Short exercise:
Skip the pictures. Reproduce all other material exactly.
>> BEGIN Entries supplied
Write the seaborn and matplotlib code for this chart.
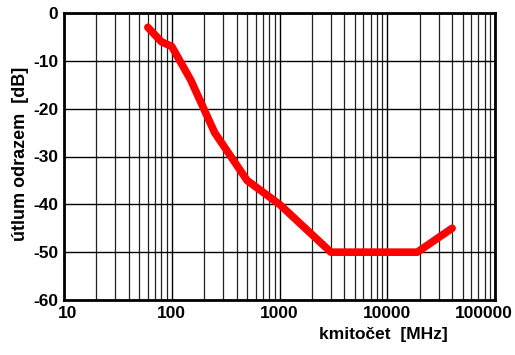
import matplotlib
matplotlib.use("Agg")
import matplotlib.pyplot as plt
import matplotlib.transforms as mtransforms
import seaborn as sns
import pandas as pd
from matplotlib.ticker import LogLocator

freq_mhz = [60, 80, 100, 150, 250, 500, 1000, 3000, 19000, 40000]
loss_db = [-3, -6, -7, -14, -25, -35, -40, -50, -50, -45]
x_ticks = [10, 100, 1000, 10000, 100000]
x_tick_labels = ["10", "100", "1000", "10000", "100000"]
y_ticks = [0, -10, -20, -30, -40, -50, -60]

sns.set_theme(style="white")
plt.rcParams['font.family'] = ['Liberation Sans', 'DejaVu Sans']
plt.rcParams['axes.unicode_minus'] = False

df = pd.DataFrame({"f": freq_mhz, "a": loss_db})
fig = plt.figure(figsize=(5.15, 3.55), dpi=100)
ax = fig.add_axes([64/515, 1-300/355, (495-64)/515, (300-13)/355])
sns.lineplot(data=df, x="f", y="a", ax=ax, color="#ff0000", linewidth=5.5,
             solid_capstyle="round", solid_joinstyle="round", sort=False, zorder=5)
ax.set_xscale("log")
ax.set_xlim(10, 100000)
ax.set_ylim(-60, 0)
ax.set_xticks(x_ticks)
ax.set_xticklabels(x_tick_labels)
ax.xaxis.set_minor_locator(LogLocator(base=10, subs=range(2, 10)))
ax.set_yticks(y_ticks)
ax.grid(True, which="major", axis="both", color="black", linewidth=1.0)
ax.grid(True, which="minor", axis="x", color="#222222", linewidth=0.9)
ax.tick_params(axis="both", which="both", length=0, labelsize=12.5, pad=4,
               labelcolor="black")
for lab in ax.get_xticklabels() + ax.get_yticklabels():
    lab.set_fontweight("bold")
xl = ax.get_xticklabels()
xl[0].set_transform(xl[0].get_transform() +
                    mtransforms.ScaledTranslation(4/100, 0, fig.dpi_scale_trans))
xl[-1].set_transform(xl[-1].get_transform() +
                     mtransforms.ScaledTranslation(-11/100, 0, fig.dpi_scale_trans))
for s in ax.spines.values():
    s.set_color("black")
    s.set_linewidth(2)
ax.set_xlabel("kmitočet  [MHz]", fontsize=12.5, fontweight="bold", labelpad=5,
              x=0.74, color="black")
ax.set_ylabel("útlum odrazem  [dB]", fontsize=13, fontweight="bold", labelpad=3,
              y=0.51, color="black")
fig.savefig("out.png", dpi=100)
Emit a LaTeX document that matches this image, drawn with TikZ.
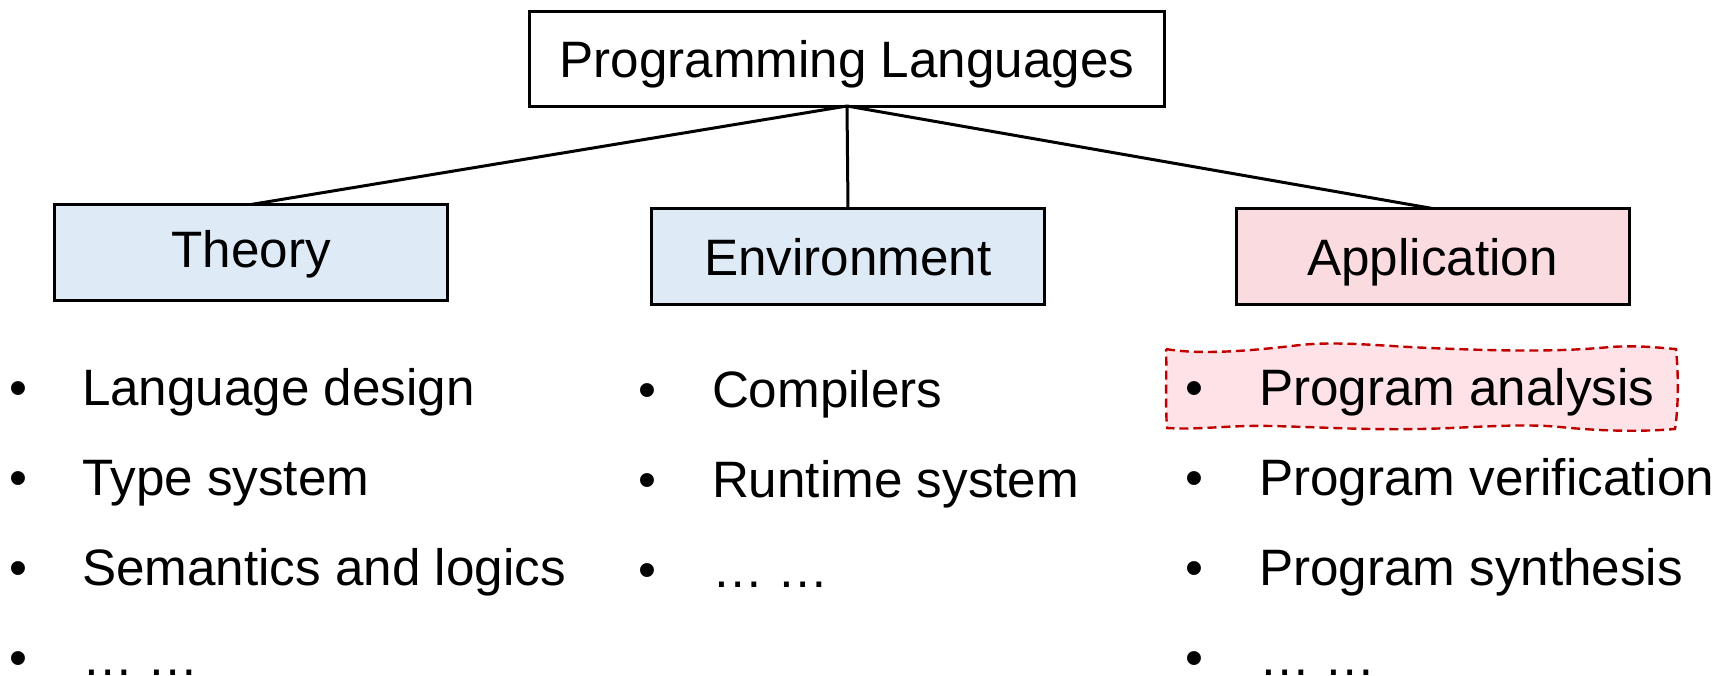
\documentclass[tikz,border=0pt]{standalone}
\usepackage{fontspec}
\setmainfont{Liberation Sans}
\definecolor{bluefill}{HTML}{DEEAF6}
\definecolor{pinkfill}{HTML}{FADBE0}
\definecolor{wavefill}{HTML}{FDE2E7}
\definecolor{wavedash}{HTML}{C00000}
\begin{document}
\begin{tikzpicture}[x=1pt,y=-1pt,
  every node/.style={font=\fontsize{51.2}{61}\selectfont, inner sep=0pt, outer sep=0pt},
  catbox/.style={draw=black, line width=3pt, minimum width=393pt, minimum height=96pt,
                 text height=37pt, text depth=0pt},
  link/.style={draw=black, line width=3pt},
  bulletmark/.style={anchor=base},
  item/.style={anchor=base west},
  wavy/.style={draw=wavedash, line width=2.4pt, dash pattern=on 9pt off 5pt, fill=wavefill}
]
\useasboundingbox (0,0) rectangle (1723,675);

% highlighted item background
\path[wavy] (1166,349) .. controls (1200,355) and (1250,351) .. (1300,345)
  .. controls (1340,341) and (1380,346) .. (1430,348)
  .. controls (1500,351) and (1560,352) .. (1610,347)
  .. controls (1640,345) and (1660,348) .. (1676,349)
  .. controls (1679,380) and (1678,410) .. (1675,429)
  .. controls (1640,432) and (1600,431) .. (1560,427)
  .. controls (1520,423) and (1470,428) .. (1420,429)
  .. controls (1360,430) and (1320,427) .. (1270,426)
  .. controls (1230,425) and (1200,430) .. (1167,428)
  .. controls (1165,400) and (1167,370) .. (1166,349) -- cycle;

% hierarchy
\node[catbox, minimum width=635pt, minimum height=95pt] (root) at (847,58.5) {Programming Languages};
\node[catbox, fill=bluefill, text height=29pt] (theory) at (251,252.5) {Theory};
\node[catbox, fill=bluefill] (env) at (848,256.5) {Environment};
\node[catbox, fill=pinkfill] (app) at (1432.5,256.5) {Application};

\draw[link] (root.south) -- (theory.north);
\draw[link] (root.south) -- (env.north);
\draw[link] (root.south) -- (app.north);

% Theory items
\node[bulletmark] (tb1) at (18,405) {\textbullet};
\node[item] (t1) at (82,405) {Language design};
\node[bulletmark] (tb2) at (18,495.5) {\textbullet};
\node[item] (t2) at (82,495.5) {Type system};
\node[bulletmark] (tb3) at (18,585.5) {\textbullet};
\node[item] (t3) at (82,585.5) {Semantics and logics};
\node[bulletmark] (tb4) at (18,675) {\textbullet};
\node[item] (t4) at (82,675) {… …};

% Environment items
\node[bulletmark] (eb1) at (647,407) {\textbullet};
\node[item] (e1) at (712,407) {Compilers};
\node[bulletmark] (eb2) at (647,497.5) {\textbullet};
\node[item] (e2) at (712,497.5) {Runtime system};
\node[bulletmark] (eb3) at (647,587.5) {\textbullet};
\node[item] (e3) at (712,587.5) {… …};

% Application items
\node[bulletmark] (ab1) at (1194,405) {\textbullet};
\node[item] (a1) at (1259,405) {Program analysis};
\node[bulletmark] (ab2) at (1194,495.5) {\textbullet};
\node[item] (a2) at (1259,495.5) {Program verification};
\node[bulletmark] (ab3) at (1194,585.5) {\textbullet};
\node[item] (a3) at (1259,585.5) {Program synthesis};
\node[bulletmark] (ab4) at (1194,675) {\textbullet};
\node[item] (a4) at (1259,675) {… …};
\end{tikzpicture}
\end{document}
>> END Entries supplied
Problem solution:
Write the seaborn and matplotlib code for this chart.
import matplotlib
matplotlib.use("Agg")
import matplotlib.pyplot as plt
import matplotlib.transforms as mtransforms
import seaborn as sns
import pandas as pd
from matplotlib.ticker import LogLocator

freq_mhz = [60, 80, 100, 150, 250, 500, 1000, 3000, 19000, 40000]
loss_db = [-3, -6, -7, -14, -25, -35, -40, -50, -50, -45]
x_ticks = [10, 100, 1000, 10000, 100000]
x_tick_labels = ["10", "100", "1000", "10000", "100000"]
y_ticks = [0, -10, -20, -30, -40, -50, -60]

sns.set_theme(style="white")
plt.rcParams['font.family'] = ['Liberation Sans', 'DejaVu Sans']
plt.rcParams['axes.unicode_minus'] = False

df = pd.DataFrame({"f": freq_mhz, "a": loss_db})
fig = plt.figure(figsize=(5.15, 3.55), dpi=100)
ax = fig.add_axes([64/515, 1-300/355, (495-64)/515, (300-13)/355])
sns.lineplot(data=df, x="f", y="a", ax=ax, color="#ff0000", linewidth=5.5,
             solid_capstyle="round", solid_joinstyle="round", sort=False, zorder=5)
ax.set_xscale("log")
ax.set_xlim(10, 100000)
ax.set_ylim(-60, 0)
ax.set_xticks(x_ticks)
ax.set_xticklabels(x_tick_labels)
ax.xaxis.set_minor_locator(LogLocator(base=10, subs=range(2, 10)))
ax.set_yticks(y_ticks)
ax.grid(True, which="major", axis="both", color="black", linewidth=1.0)
ax.grid(True, which="minor", axis="x", color="#222222", linewidth=0.9)
ax.tick_params(axis="both", which="both", length=0, labelsize=12.5, pad=4,
               labelcolor="black")
for lab in ax.get_xticklabels() + ax.get_yticklabels():
    lab.set_fontweight("bold")
xl = ax.get_xticklabels()
xl[0].set_transform(xl[0].get_transform() +
                    mtransforms.ScaledTranslation(4/100, 0, fig.dpi_scale_trans))
xl[-1].set_transform(xl[-1].get_transform() +
                     mtransforms.ScaledTranslation(-11/100, 0, fig.dpi_scale_trans))
for s in ax.spines.values():
    s.set_color("black")
    s.set_linewidth(2)
ax.set_xlabel("kmitočet  [MHz]", fontsize=12.5, fontweight="bold", labelpad=5,
              x=0.74, color="black")
ax.set_ylabel("útlum odrazem  [dB]", fontsize=13, fontweight="bold", labelpad=3,
              y=0.51, color="black")
fig.savefig("out.png", dpi=100)
Emit a LaTeX document that matches this image, drawn with TikZ.
\documentclass[tikz,border=0pt]{standalone}
\usepackage{fontspec}
\setmainfont{Liberation Sans}
\definecolor{bluefill}{HTML}{DEEAF6}
\definecolor{pinkfill}{HTML}{FADBE0}
\definecolor{wavefill}{HTML}{FDE2E7}
\definecolor{wavedash}{HTML}{C00000}
\begin{document}
\begin{tikzpicture}[x=1pt,y=-1pt,
  every node/.style={font=\fontsize{51.2}{61}\selectfont, inner sep=0pt, outer sep=0pt},
  catbox/.style={draw=black, line width=3pt, minimum width=393pt, minimum height=96pt,
                 text height=37pt, text depth=0pt},
  link/.style={draw=black, line width=3pt},
  bulletmark/.style={anchor=base},
  item/.style={anchor=base west},
  wavy/.style={draw=wavedash, line width=2.4pt, dash pattern=on 9pt off 5pt, fill=wavefill}
]
\useasboundingbox (0,0) rectangle (1723,675);

% highlighted item background
\path[wavy] (1166,349) .. controls (1200,355) and (1250,351) .. (1300,345)
  .. controls (1340,341) and (1380,346) .. (1430,348)
  .. controls (1500,351) and (1560,352) .. (1610,347)
  .. controls (1640,345) and (1660,348) .. (1676,349)
  .. controls (1679,380) and (1678,410) .. (1675,429)
  .. controls (1640,432) and (1600,431) .. (1560,427)
  .. controls (1520,423) and (1470,428) .. (1420,429)
  .. controls (1360,430) and (1320,427) .. (1270,426)
  .. controls (1230,425) and (1200,430) .. (1167,428)
  .. controls (1165,400) and (1167,370) .. (1166,349) -- cycle;

% hierarchy
\node[catbox, minimum width=635pt, minimum height=95pt] (root) at (847,58.5) {Programming Languages};
\node[catbox, fill=bluefill, text height=29pt] (theory) at (251,252.5) {Theory};
\node[catbox, fill=bluefill] (env) at (848,256.5) {Environment};
\node[catbox, fill=pinkfill] (app) at (1432.5,256.5) {Application};

\draw[link] (root.south) -- (theory.north);
\draw[link] (root.south) -- (env.north);
\draw[link] (root.south) -- (app.north);

% Theory items
\node[bulletmark] (tb1) at (18,405) {\textbullet};
\node[item] (t1) at (82,405) {Language design};
\node[bulletmark] (tb2) at (18,495.5) {\textbullet};
\node[item] (t2) at (82,495.5) {Type system};
\node[bulletmark] (tb3) at (18,585.5) {\textbullet};
\node[item] (t3) at (82,585.5) {Semantics and logics};
\node[bulletmark] (tb4) at (18,675) {\textbullet};
\node[item] (t4) at (82,675) {… …};

% Environment items
\node[bulletmark] (eb1) at (647,407) {\textbullet};
\node[item] (e1) at (712,407) {Compilers};
\node[bulletmark] (eb2) at (647,497.5) {\textbullet};
\node[item] (e2) at (712,497.5) {Runtime system};
\node[bulletmark] (eb3) at (647,587.5) {\textbullet};
\node[item] (e3) at (712,587.5) {… …};

% Application items
\node[bulletmark] (ab1) at (1194,405) {\textbullet};
\node[item] (a1) at (1259,405) {Program analysis};
\node[bulletmark] (ab2) at (1194,495.5) {\textbullet};
\node[item] (a2) at (1259,495.5) {Program verification};
\node[bulletmark] (ab3) at (1194,585.5) {\textbullet};
\node[item] (a3) at (1259,585.5) {Program synthesis};
\node[bulletmark] (ab4) at (1194,675) {\textbullet};
\node[item] (a4) at (1259,675) {… …};
\end{tikzpicture}
\end{document}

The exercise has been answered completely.